India Gate: The Soul of New Delhi

India Gate is the most visited monument in Delhi — and perhaps the most emotionally resonant. Unlike the Red Fort or Qutub Minar, which demand historical knowledge to appreciate fully, India Gate speaks immediately and universally. It is a monument to sacrifice: to the 84,000 soldiers of the British Indian Army who died fighting in World War I, and to the 13,300 whose names are inscribed, letter by letter, on its stone surface.
Built in 1931 and designed by the great British architect Sir Edwin Lutyens — the same man who designed most of New Delhi's ceremonial buildings — India Gate stands at the eastern end of Kartavya Path (formerly Rajpath): the grand ceremonial boulevard that runs from the President's Palace (Rashtrapati Bhavan) in the west to India Gate in the east. This boulevard is the spine of New Delhi, the axis along which all formal state power is expressed.

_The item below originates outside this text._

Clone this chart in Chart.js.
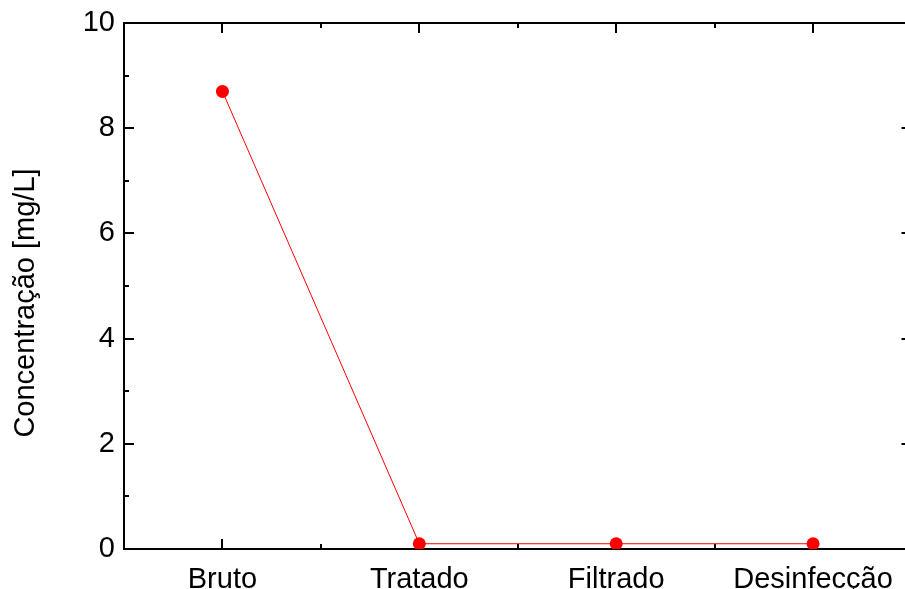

India Gate is free to visit at any hour of the day or night. It is the most democratic monument in Delhi — no tickets, no queues, no closing time. Families picnic on the lawns. Children chase each other around the columns. Vendors sell bhutta (roasted corn) and chai. It is the gathering place of the city, a monument to the nation's soldiers that has also become, improbably and beautifully, the city's living room.
At night, India Gate is lit in golden floodlights that transform the cream-coloured sandstone into something that glows against the Delhi sky. The reflection in the surrounding pools, the fountains playing in the gardens, and the illuminated arch against the darkness of Kartavya Path create one of the great urban spectacles of Asia.